3. Forgetting to Perform the Same Operation on Both Sides: Always apply the same operation to both sides of the equation to maintain equality.
4. Incorrectly Handling Negative Signs: Pay close attention to negative signs when adding, subtracting, multiplying, or dividing.
5. Not Verifying the Solution: Always verify your solution by substituting it back into the original equation to ensure it makes the equation true.

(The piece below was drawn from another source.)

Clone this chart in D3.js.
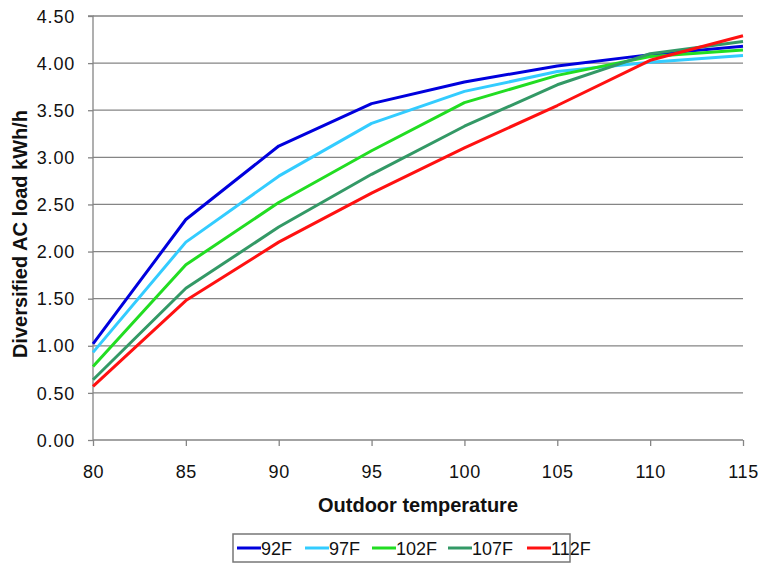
<!DOCTYPE html>
<html><head><meta charset="utf-8">
<script src="https://cdn.jsdelivr.net/npm/d3@7"></script>
<style>body{margin:0;background:#fff}svg{display:block}</style>
</head><body>
<svg id="c" width="761" height="563"></svg>
<script>
const temps = [80, 85, 90, 95, 100, 105, 110, 115];
const seriesNames = ["92F", "97F", "102F", "107F", "112F"];
const seriesColors = ["#0000dd", "#33ccff", "#22dd22", "#339966", "#ff1111"];
const s92F  = [1.02, 2.34, 3.12, 3.57, 3.80, 3.97, 4.09, 4.18];
const s97F  = [0.93, 2.10, 2.80, 3.36, 3.70, 3.91, 4.01, 4.08];
const s102F = [0.78, 1.86, 2.52, 3.07, 3.58, 3.87, 4.07, 4.14];
const s107F = [0.64, 1.61, 2.26, 2.82, 3.33, 3.77, 4.10, 4.23];
const s112F = [0.57, 1.48, 2.10, 2.62, 3.10, 3.55, 4.03, 4.29];
const seriesValues = [s92F, s97F, s102F, s107F, s112F];
const yTicks = [0, 0.5, 1, 1.5, 2, 2.5, 3, 3.5, 4, 4.5];
const xTicks = [80, 85, 90, 95, 100, 105, 110, 115];

const svg = d3.select("#c");
const L = 93, R = 743, T = 16, B = 440;
const x = d3.scaleLinear().domain([80, 115]).range([L, R]);
const y = d3.scaleLinear().domain([0, 4.5]).range([B, T]);
const font = "Arial, 'Liberation Sans', sans-serif";
const grid = "#858585";

// gridlines
svg.append("g").selectAll("line").data(yTicks.filter(d => d > 0)).join("line")
  .attr("x1", L).attr("x2", R).attr("y1", d => y(d)).attr("y2", d => y(d))
  .attr("stroke", grid).attr("stroke-width", 1.3);

// y axis
const ya = svg.append("g").attr("transform", `translate(${L},0)`)
  .call(d3.axisLeft(y).tickValues(yTicks).tickFormat(d3.format(".2f")).tickSize(5).tickPadding(13));
ya.select(".domain").attr("stroke", grid).attr("stroke-width", 1.3).attr("d", `M-5,${T}H0V${B}`);
ya.selectAll(".tick line").attr("stroke", grid).attr("stroke-width", 1.3);
ya.selectAll("text").attr("font-family", font).attr("font-size", 18).attr("letter-spacing", 0.8)
  .attr("fill", "#111").attr("dy", "0.34em");

// x axis
const xa = svg.append("g").attr("transform", `translate(0,${B})`)
  .call(d3.axisBottom(x).tickValues(xTicks).tickSize(6).tickPadding(19));
xa.select(".domain").attr("stroke", grid).attr("stroke-width", 1.3).attr("d", `M${L},0H${R}`);
xa.selectAll(".tick line").attr("stroke", grid).attr("stroke-width", 1.3);
xa.selectAll("text").attr("font-family", font).attr("font-size", 18).attr("letter-spacing", 0.6)
  .attr("fill", "#111");

// lines
const line = d3.line().x((d, i) => x(temps[i])).y(d => y(d));
svg.append("g").selectAll("path").data(seriesValues).join("path")
  .attr("d", line).attr("fill", "none")
  .attr("stroke", (d, i) => seriesColors[i]).attr("stroke-width", 3)
  .attr("stroke-linejoin", "round");

// axis titles
svg.append("text").attr("x", 418).attr("y", 512).attr("text-anchor", "middle")
  .attr("font-family", font).attr("font-weight", "bold").attr("font-size", 20)
  .attr("fill", "#111").text("Outdoor temperature");
svg.append("text").attr("transform", `translate(27,234) rotate(-90)`)
  .attr("text-anchor", "middle").attr("font-family", font).attr("font-weight", "bold")
  .attr("font-size", 20).attr("fill", "#111").text("Diversified AC load kWh/h");

// legend
const lg = svg.append("g");
lg.append("rect").attr("x", 233).attr("y", 534).attr("width", 337).attr("height", 28)
  .attr("fill", "#fff").attr("stroke", "#777").attr("stroke-width", 1.5);
const offs = [237, 305, 372, 448, 527];
seriesNames.forEach((n, i) => {
  const g = lg.append("g").attr("transform", `translate(${offs[i]},548)`);
  g.append("line").attr("x1", 0).attr("x2", 24).attr("stroke", seriesColors[i]).attr("stroke-width", 3);
  g.append("text").attr("x", 24).attr("y", 7).attr("font-family", font).attr("font-size", 18)
    .attr("fill", "#111").text(n);
});
</script>
</body></html>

Applications in Real-World Scenarios

Equations with variables on both sides are used to model and solve problems in many real-world scenarios. Here are a few examples:

1. Physics: In physics, equations are used to describe the motion of objects, the forces acting on them, and the energy they possess. For example, the equation relating the distance d traveled by an object with constant acceleration a over time t can be written as d = ut + (1/2)at^2, where u is the initial velocity.
2. Engineering: Engineers use equations to design and analyze structures, circuits, and systems. For example, in electrical engineering, equations are used to calculate the current, voltage, and resistance in a circuit.
3. Economics: Economists use equations to model economic phenomena such as supply and demand, inflation, and economic growth. For example, the equation relating the quantity demanded Qd of a product to its price P can be written as Qd = a - bP, where a and b are constants.
4. Computer Science: Computer scientists use equations to develop algorithms, model data structures, and analyze the performance of computer systems. For example, equations are used to describe the time complexity of algorithms.

Conclusion

Solving equations with variables on both sides is a fundamental skill in algebra and is essential for solving a wide range of mathematical problems. By following the step-by-step guide outlined in this article, you can confidently solve these equations and verify your solutions. Remember to simplify both sides of the equation, move variables to one side, isolate the variable, solve for the variable, and verify the solution. With practice and attention to detail, you can master this skill and apply it to solve real-world problems in various fields.